For Tisha Ba'v: After the Drive Crashed

Introduction by Gabbai Seth Fishman
By Reb Zalman Schachter-Shalomi

Dear Friends:
Every zeitgeist, every paradigm, has embedded a particular understanding of how things work. We draw upon our paradigms and emerging technologies because they effectively express what's happening from our perspectives at a point in time. In the following piece, Reb Zalman uses the paradigm of the computer, to talk about The State of the Jewish Mythic World. He sends this as a meditation for Tish'ah B'av, ("How doth the city sit solitary that was full of people" - Eicha 1:1), which occurs this year on the evening of Wednesday, July 29th.

Gabbai Seth Fishman, Reb Zalman Legacy Project Blog Editor


After the Hard Drive Crashed
Meditation: On The State Of The Jewish Mythic World
"After the Hard Drive Crashed"
by Rabbi Zalman Schachter-Shalomi

My hard drive and mother board crashed. If you ever experienced such a breakdown of this "extension of your memory," the holder of your information, you will understand what I went through as my invisible, cyber, world support became inaccessible to me. It is a kind of computer-related depression and a grieving for the files I failed to back up, now forever lost. And as I remembered what I had lost, I set out to do whatever it would take to restore everything to the status quo ante quem so that my life would continue uninterrupted. And in these cases, we try to do just that.

Now imagine it was old DOS, or system 6 Mac that crashed, and as you pursue the restoration, you are told that a Pentium motherboard, a faster netsurfing modem, and the latest of Windows or newer Mac OS are available; that in fact, you can improve your situation by building a new, broader platform for your information base.

Before you upgrade, you will first have to satisfy concerns about whether the new system will be able to handle the old software applications you will need to re-establish and whether the back-ups and restores will be able to help you work your backed up information back in. In other words, while you are interested in using the best you can get together at this time, your new system has to be downward compatible.

Speaking of time: In the time dimension, after a computer crash, I am tapping into the workaholic in me, and I am devastated because of time commitments. The frustration blocks everything but frantic casting around and my desire to get it all fixed and back to where it had been.

But now, Shabbat comes and, I realize I can't do anything about it. So for the next 48 hours, I must make a shift. As I get in touch with dimensions of time and beyond the market place, work-place mentality, I suddenly become aware of this as a gestalt of my weekday calamity, and I awaken to a perspective of this situation in a larger field.

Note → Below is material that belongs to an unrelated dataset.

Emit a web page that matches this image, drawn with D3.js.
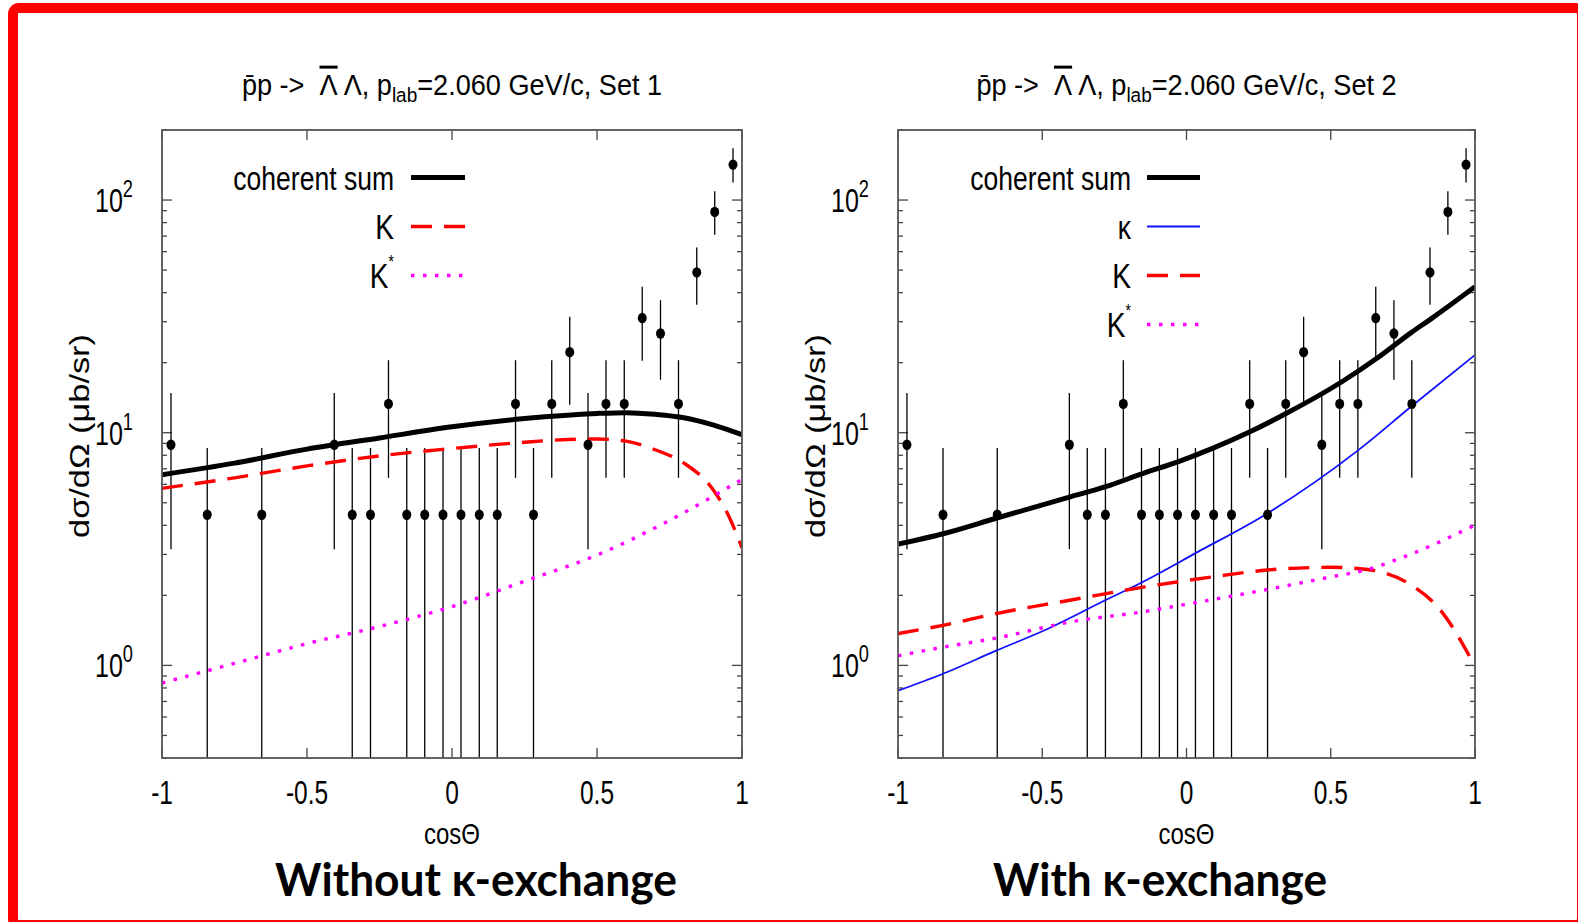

I enter into the world of the Mashal Haqadmoni / the mythic world, the Primal Myth, (cf., Rashi on Exodus 21:13), I begin musing on Jewish History and on mythic dimensions that hold our world together and allow the sparks of kabbalistic light to illumine the field.

Here is what arose for me:

Shvirat Hakelim / the breaking of the vessels: God creates worlds and destroys them (cf., Zohar, Tishby, Mishnat Hazohar [Hebrew], I: 138, 150, 183-4). The Cosmic catastrophe - the vessels are shattered - there is only chaos - Tohu - where there was before a semblance of Tikkun - order.

Mashal <-> Nimshal is the way we talk about a parable (mashal) and ways it applies to other situations (nimshal); it is a story told that contains a spark of insight and will evoke an image, a pattern, a Gestalt that becomes independent. A mashal can be lifted off the original setting - and still the dynamics inherent in the analog's original setting can be transferred to a yet incoherent mass of data. And when that template is placed on the Tohu, the chaos, a pattern emerges that makes for the original spark of insight to be applied to give meaning to what before was only bewildering.

So to permit a pun; the digital world of the computer has become for me a great analog, mashal <-> nimshal:

My first computer, with what was at that time an awesome amount of memory (36 K) and a cassette tape drive to save the data at 300 baud, was a revelation for me. Software had the power to take the written Torah and make it flexible - in soft "ware" as if it were, Oral Torah. The "mind" of the computer freed me from a kind of "fundamentalism" of Gutenberg's imprimatur and the once written script, which had been the basis for the printed, written Torah. Each time I corrected copy on that primitive word processor it looked cleaner and better than before. Not so my editing on paper that would make for a messier page with every bettering.